Fine-tuning LLMs via policy gradient algorithms
Talk by Shengtong Zhang (Stanford; Cursor).
Pretraining - Midtraining - Reinforcement learning
Problem Statement:
- $x$: prompt
- $\pi_ \theta$: LLM
- Rollout: start from $x$, generate $o_ 1\sim\pi_ \theta(\cdot|x)$, and $o_ i\sim\pi_ \theta(\cdot | x, o_ 1,\dots, o_ {i-1})$, and
<eos>= $o_ k\sim\pi_ \theta(\cdot | x, o_ 1,\dots, o_ {k-1})$, we obtain a trajectory $\tau = (o_ 1,\dots, o_ k)$. - $R(\tau)$ the reward of $\tau$.
Example 1.
For $R(\tau)$ is to look for $\langle \textrm{answer}\rangle ???? \langle \textrm{answer}\rangle$, and give $+1$ if the final answer is correct, or $0$ if the format is wrong or the answer is wrong.

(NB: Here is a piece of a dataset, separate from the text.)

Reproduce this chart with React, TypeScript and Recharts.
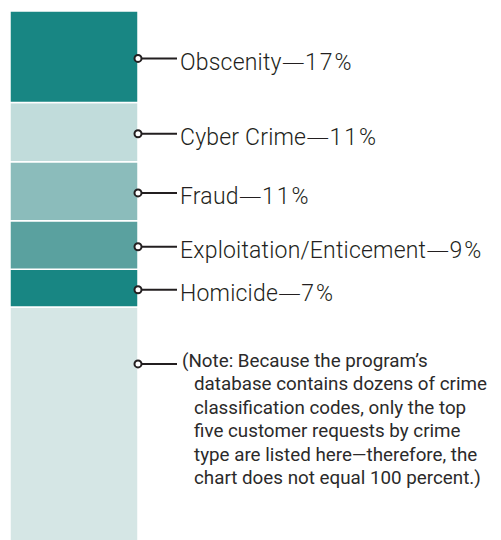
import React from 'react';
import { BarChart, Bar, XAxis, YAxis, LabelList } from 'recharts';

// top to bottom as drawn in the column
const crimeTypes = ['Obscenity', 'Cyber Crime', 'Fraud', 'Exploitation/Enticement', 'Homicide'];
const crimeShares = [17, 11, 11, 9, 7];
const otherShare = 45;
const segmentColors = ['#188683', '#c1dcdb', '#8bbcbb', '#5aa19f', '#188683'];
const otherColor = '#d5e6e5';

const noteLines = [
  "(Note: Because the program\u2019s",
  'database contains dozens of crime',
  'classification codes, only the top',
  'five customer requests by crime',
  'type are listed here\u2014therefore, the',
  'chart does not equal 100 percent.)',
];

const row: Record<string, string | number> = { name: 'requests', other: otherShare };
crimeTypes.forEach((c, i) => {
  row['k' + i] = crimeShares[i];
});
const data = [row];

const ink = '#231f20';

const Callout = (props: any) => {
  const { x, y, width, height, name, share } = props;
  const cx = x + width;
  const cy = y + height / 2 + 1.7;
  return (
    <g>
      <line x1={cx + 3} y1={cy} x2={cx + 39} y2={cy} stroke={ink} strokeWidth={2} />
      <circle cx={cx} cy={cy} r={3.5} fill="#fff" stroke={ink} strokeWidth={2} />
      <text
        x={cx + 42}
        y={cy + 11.5}
        fill={ink}
        fontSize={23}
        fontWeight={300}
        letterSpacing={0.2}
        fontFamily="Roboto, sans-serif"
      >
        {name}
        <tspan fontFamily="DejaVu Sans, sans-serif" fontWeight={200}>{'\u2014'}</tspan>
        <tspan letterSpacing={2}>{share}%</tspan>
      </text>
    </g>
  );
};

const NoteCallout = (props: any) => {
  const { x, y, width } = props;
  const cx = x + width;
  const cy = y + 57;
  return (
    <g>
      <line x1={cx + 3} y1={cy} x2={cx + 39} y2={cy} stroke={ink} strokeWidth={2} />
      <circle cx={cx} cy={cy} r={3.5} fill="#fff" stroke={ink} strokeWidth={2} />
      <text fill="#2b2a2a" fontSize={18.8} fontFamily="Roboto, sans-serif">
        {noteLines.map((l, i) => (
          <tspan key={i} x={cx + (i === 0 ? 44 : 56)} y={cy + 3 + i * 23.5}>
            {l}
          </tspan>
        ))}
      </text>
    </g>
  );
};

export default function App() {
  const stackOrder = [4, 3, 2, 1, 0];
  return (
    <BarChart
      width={493}
      height={541}
      data={data}
      margin={{ top: 3, right: 363, bottom: 0, left: 2 }}
      barCategoryGap={0}
    >
      <XAxis dataKey="name" hide />
      <YAxis hide domain={[0, 100]} />
      <Bar dataKey="other" stackId="a" fill={otherColor} stroke="#fff" strokeWidth={1.5} isAnimationActive={false}>
        <LabelList dataKey="other" content={NoteCallout} />
      </Bar>
      {stackOrder.map((i) => (
        <Bar
          key={i}
          dataKey={'k' + i}
          stackId="a"
          fill={segmentColors[i]}
          stroke="#fff"
          strokeWidth={1.5}
          isAnimationActive={false}
        >
          <LabelList
            dataKey={'k' + i}
            content={(p: any) => <Callout {...p} name={crimeTypes[i]} share={crimeShares[i]} />}
          />
        </Bar>
      ))}
    </BarChart>
  );
}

Goal: $\textrm{max} \mathcal{J}(\theta) = \mathbb{E}_ \tau R(\tau) = \mathbb{E}_ {x\sim D}\mathbb{E}_ {\tau\sim \pi_ \theta(\cdot | x)}R(\tau)$.
Policy Gradient Algorithm
Goal: find $\Delta_ \theta \mathcal{J}(\theta)$.
By chain rule and log trick, one can easily see that $$\Delta_ \theta \mathcal{J}(\theta) = \sum_ {\tau=(o_ 1,\dots, o_ k)}\Delta_ \theta\pi_ \theta(o_ 1,\dots,o_ k)(\sum_ {i=1}^k \Delta \log \pi_ \theta (o_ 1| x, o_1, \dots, o_ {i-1}))R(\tau),$$ i.e.
$$\Delta_ \theta \mathcal{J}(\theta) =\mathbb{E}_ \tau R(\tau)(\sum_ {i=1}^k \Delta \log \pi_ \theta (o_ 1| x, o_1, \dots, o_ {i-1})),$$
In practice, one uses Monte-Carlo estimation method.